Types of unit tests, and some other thoughts on TDD
I wish to collect some thoughts on test-driven development (TDD).
To provide test coverage or not?
When you don’t provide complete test coverage of all the behavior in your code, you’re taking out technical debt — to be paid by the future team. You might work on a team where that is acceptable, but I prefer to work on a team where it is not.
In my opinion, on a team project, in a large application (i.e., essentially all enterprise software projects), any behavior that is not under test is technical debt and a liability.
I write tests because I don’t wish to saddle the team (present or future) with technical debt. They should know that all of the behavior I’ve implemented continues to work so long as all the tests are passing.
To write tests first or after?
I write tests first:
- to know when I’m done
- to commit only the code I need
- to not commit any code I don’t need
- to refactor (i.e., to improve the structure and design of the program as my understanding of the domain or programming language improves)
- to safely change the behavior in the future
- so that any other programmer may enjoy the same benefits when working on this code in the future
Is it possible to achieve all of this without writing tests first? Sure it is. But you’d have to be an expert to continuously achieve the same results without writing tests first.
Are you an expert at keeping all the behavior under test and at not writing “just in case” code? I’m not; I use TDD to achieve these goals, and thereby to not saddle my team (present & future) with unwarranted technical debt.
Three Types of Tests
David Farley provides a lucid, succinct explanation of the 3 types of unit tests (link is to a particular timestamp, but the whole video is excellent!).
My summary and commentary:
- In the simplest type of test, we assert the return value of a function under test.
- Raise the complexity, and now we assert the state, which has been modified via the side effects of calling the function under test.
- Raise the complexity again, and now we assert about how our function collaborates with other code. This is where we have to use mocks of some sort. A classicist (a la Martin Fowler) would say “only use mocks at the architectural boundary” (earlier post, in which I wrote about how Robert Martin explained this to me) — e.g., to stub an HTTP request, or to capture what message was published.
Only increase the complexity when necessary. Also, note that 2 of 3 types are black-box tests. Only the last, and most complex, type of test exposes implementation details to the test — and even then, minimally, and strategically.
TDD, technical debt, and refactoring
Based on a lot of code that I’ve read, I think teams that don’t practice TDD may simply end up never refactoring; they may also not realize that they’re missing an essential component of software development.
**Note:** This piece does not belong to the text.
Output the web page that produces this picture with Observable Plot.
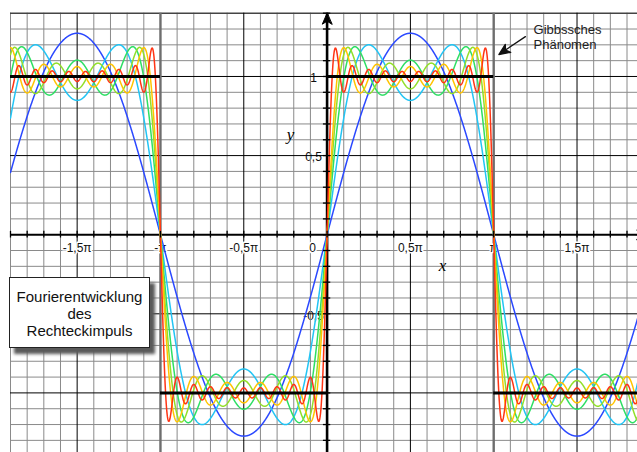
<!DOCTYPE html>
<html>
<head>
<meta charset="utf-8">
<script src="https://cdn.jsdelivr.net/npm/d3@7"></script>
<script src="https://cdn.jsdelivr.net/npm/@observablehq/plot@0.6"></script>
<style>
  html, body { margin: 0; padding: 0; background: #fff; }
  #chart { position: relative; width: 637px; height: 452px; overflow: hidden; }
  #chart svg { display: block; }
  .note {
    position: absolute; left: 9px; top: 277px; width: 141px; height: 71px;
    box-sizing: border-box; border: 1px solid #222; background: #fff;
    box-shadow: 5px 6px 3px #5a5a5a;
    font: 15px "Liberation Sans", Arial, sans-serif; color: #111;
    text-align: center; line-height: 17px; padding-top: 10px;
  }
</style>
</head>
<body>
<div id="chart"></div>
<script>
// Partial sums of the square-wave Fourier series: number of odd harmonics in each curve
const termCounts = [1, 2, 3, 4, 5, 10];
const seriesColors = ["#2a48ff", "#22c4f4", "#2edf64", "#92df2a", "#ffc400", "#ff3414"];

// Square wave (x in units of π): level on each half period
const squareStarts = [-2, -1, 0, 1];
const squareEnds = [-1, 0, 1, 2];
const squareLevels = [1, -1, 1, -1];

// Tick labels
const xTicks = [-1.5, -1, -0.5, 0.5, 1, 1.5];
const xTickLabels = ["-1,5π", "-π", "-0,5π", "0,5π", "π", "1,5π"];
const yTicks = [1, 0.5, -0.5];
const yTickLabels = ["1", "0,5", "-0,5"];

// Visible window (x in multiples of π)
const xDomain = [-1.9, 1.863];
const yDomain = [-1.3767, 1.4];

// Fourier partial sum with n odd harmonics, evaluated at x = t·π
function partialSum(n, t) {
  let s = 0;
  for (let k = 1; k <= n; k++) {
    const m = 2 * k - 1;
    s += Math.sin(m * Math.PI * t) / m;
  }
  return (4 / Math.PI) * s;
}

const samples = d3.range(xDomain[0], xDomain[1] + 0.001, 0.0015);
const curves = termCounts.flatMap(n => samples.map(t => ({t, v: partialSum(n, t), n})));

const square = squareLevels.map((v, i) => ({x1: squareStarts[i], x2: squareEnds[i], v}));

// Grid every 0.1π horizontally and every 0.1 vertically
const gridX = d3.range(-19, 19).map(i => i / 10);
const gridY = d3.range(-13, 15).map(i => i / 10);
const isHalf = v => Math.abs(v * 2 - Math.round(v * 2)) < 1e-9;
const minorX = gridX.filter(v => !isHalf(v));
const minorY = gridY.filter(v => !isHalf(v) && v < 1.35);
const halfX = gridX.filter(v => isHalf(v) && v !== 0 && Math.abs(v) !== 1);
const halfY = gridY.filter(v => isHalf(v) && v !== 0);

// Filled arrowhead with a notched back, drawn along the vector
const arrowHead = {
  draw(ctx, l) {
    const h = 11, w = 4.8, notch = 8;
    ctx.moveTo(0, 0);
    ctx.lineTo(0, -l + notch);
    ctx.moveTo(0, -l);
    ctx.lineTo(-w, -l + h);
    ctx.lineTo(0, -l + notch);
    ctx.lineTo(w, -l + h);
    ctx.closePath();
  }
};

const sans = "Liberation Sans, Arial, Helvetica, sans-serif";
const serif = "Liberation Serif, Times New Roman, serif";

const chart = Plot.plot({
  width: 637,
  height: 452,
  marginLeft: 10,
  marginRight: 0,
  marginTop: 12.7,
  marginBottom: 0,
  x: {domain: xDomain, axis: null},
  y: {domain: yDomain, axis: null},
  color: {type: "ordinal", domain: termCounts, range: seriesColors},
  style: {background: "#fff", overflow: "hidden"},
  marks: [
    // y tick labels sit beneath the grid
    Plot.text(yTicks, {x: 0, y: d => d, text: (d, i) => yTickLabels[i], dx: -13.6, dy: 2,
      fontFamily: sans, fontSize: 12, fill: "#111"}),
    // grid
    Plot.ruleX(minorX, {x: d => d, stroke: "#8a8a8a", strokeWidth: 1}),
    Plot.ruleY(minorY, {y: d => d, stroke: "#8a8a8a", strokeWidth: 1}),
    Plot.ruleY([1.4], {y: d => d, stroke: "#444", strokeWidth: 1.4}),
    Plot.ruleX(halfX, {x: d => d, stroke: "#000", strokeWidth: 1}),
    Plot.ruleY(halfY, {y: d => d, stroke: "#000", strokeWidth: 1}),
    Plot.ruleX([-1, 1], {x: d => d, stroke: "#6e6e6e", strokeWidth: 2.4}),
    // x tick labels
    Plot.text(xTicks, {x: d => d, y: 0, text: (d, i) => xTickLabels[i], dy: 13.5,
      fontFamily: sans, fontSize: 12, fill: "#111", stroke: "white", strokeWidth: 3}),
    Plot.text(["0"], {x: 0, y: 0, text: d => d, dx: -14.5, dy: 13.5,
      fontFamily: sans, fontSize: 12, fill: "#111", stroke: "white", strokeWidth: 3}),
    // axes
    Plot.ruleY([0], {y: d => d, stroke: "#000", strokeWidth: 2}),
    Plot.ruleX([0], {x: d => d, stroke: "#000", strokeWidth: 2.6}),
    // partial sums
    Plot.line(curves, {x: "t", y: "v", z: "n", stroke: "n", strokeWidth: 1.5, clip: true}),
    // square wave
    Plot.ruleY(square, {x1: "x1", x2: "x2", y: "v", stroke: "#000", strokeWidth: 3, clip: true}),
    // axis tick marks
    Plot.ruleX(gridX, {x: d => d, y1: -0.021, y2: 0.021, stroke: "#000", strokeWidth: 1.3}),
    Plot.ruleY(gridY, {y: d => d, x1: -0.022, x2: 0.022, stroke: "#000", strokeWidth: 1.3}),
    // axis arrows
    Plot.vector([0], {x: 0, y: 1.4, length: 12, rotate: 0, anchor: "end", shape: arrowHead,
      fill: "#000", stroke: "#000", strokeWidth: 1}),
    Plot.vector([0], {x: 1.925, y: 0, length: 12, rotate: 90, anchor: "end", shape: arrowHead,
      fill: "#000", stroke: "#000", strokeWidth: 1}),
    // axis names
    Plot.text(["x"], {x: 0.693, y: -0.195, text: d => d, fontFamily: serif, fontStyle: "italic", fontSize: 17, fill: "#000"}),
    Plot.text(["y"], {x: -0.22, y: 0.63, text: d => d, fontFamily: serif, fontStyle: "italic", fontSize: 17, fill: "#000"}),
    // Gibbs phenomenon annotation
    Plot.text(["Gibbssches\nPhänomen"], {x: 1.239, y: 1.337, text: d => d, textAnchor: "start", lineAnchor: "top",
      lineHeight: 1.15, fontFamily: sans, fontSize: 13, fill: "#222"}),
    Plot.vector([0], {x: 1.031, y: 1.139, length: 32, rotate: 236, anchor: "end", shape: arrowHead,
      fill: "#111", stroke: "#111", strokeWidth: 1.3})
  ]
});

const root = document.getElementById("chart");
root.appendChild(chart);
const note = document.createElement("div");
note.className = "note";
note.innerHTML = "Fourierentwicklung<br>des<br>Rechteckimpuls";
root.appendChild(note);
</script>
</body>
</html>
One measure of technical debt I’ve read (w.r.t. the expressivity of a codebase) is “the distance between a team’s understanding of the domain and the code’s expression of that understanding” (I wish I knew where I read this, as it’s an excellent way to think of technical debt). Since our understanding is always improving, relentless refactoring is the only way to continuously prevent this technical debt from growing.
In his talk TDD, Where Did It All Go Wrong, Ian Cooper discusses about how during the green phase of TDD (more about “red/green/refactor”: James Shore, Robert Martin) we’re supposed to program like the “duct-tape programmer” — and that the real benefits come from the refactor phase of TDD.
TDD vs testing, and acceptance tests
I feel like the essential difference is around the fact that developers write the tests in TDD — in order to write the production code to spec; whereas testers/QA are intentionally trying to find ways to break the software — in ways the developers may not have thought about.
On the other hand, there’s no rule that says developers can’t write tests in TDD that are akin to a QA tester’s tests. Those TDD tests might even be informed by QA, and perhaps even by the users; at which point, the distinction between TDD and testing seems to blur even more.
Just the other day, I was working through some test cases with a BA — as we were discussing each test case, I would point to the dev ticket(s) that would implement that test case. Isn’t that a form of TDD? In this case, the BA is a proxy for the users, and the test cases are the acceptance tests.